In Playboy, FHM and Ramp, the “girl” ad is embedded in a complicated “science project.” The advertisement includes a small product shot, a copy of the Cosmo ad, a technical drawing of a woman radiating attraction for a Molson-drinking man, and some lengthy text in black and red letters, and tells guys what Molson is doing for them. For example, text below the Cosmo ad gives the media price for a page ($179,630) in that magazine.

“We’re letting them know that while other beers are not doing much for their social life, we’re going to great personal expense to bring women into your love-basement grotto,” said a director for the agency that created the ads.

Sales for the Canadian brewery have risen 30% in the last six months, since launching its twin-label campaign. The twin labels are designed to be conversation starters. Bottles of Molson Canadian and Candian Light carry labels on the back with messages such as “On The Rebound,” “I See London, I See France,” “I Just Want To Be Held,” “Be Different. Say Yes,” and of course, “Can I Get Your Number?”

In England, Interbrew issued a report that said: “The traditional lager lads advertising, when they have a laugh at women’s expense, turns off many women so there is a need for advertisers to develop a different sort of maleness that reflects contemporary attitudes.”

The company warns that wine will overtake all types of beer in terms of its share of the alcoholic drinks market within 10 years. While UK beer sales have been declining for 20 years, sales of wine increased 35% over the last five years, and are estimated to grow by a further 20% over the next four years.
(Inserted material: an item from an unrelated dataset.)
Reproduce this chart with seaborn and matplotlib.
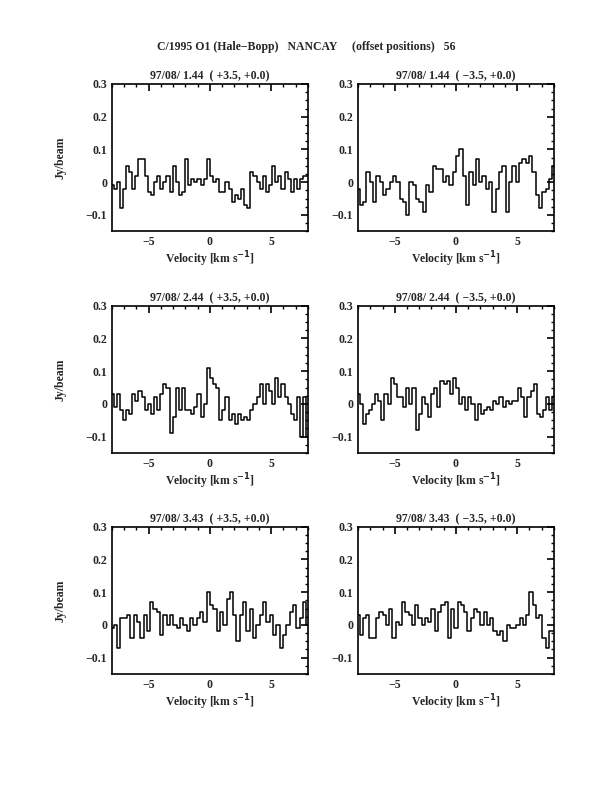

Interbrew believes the way to boost sales is to target female drinkers, who currently account for 26% of beer drank outside the home and 11% bought from shops, and over 50-year-olds, which the report describes as a “grey opportunity.”

“Beer remains by far the most popular alcoholic drink, despite the growing popularity of wine and premium packaged spirits,” said Stewart Gilliland, chief executive of Interbrew. “However, the level of competition is intensifying so we must work together to communicate beer’s many attributes to ensure it remains the number one choice.”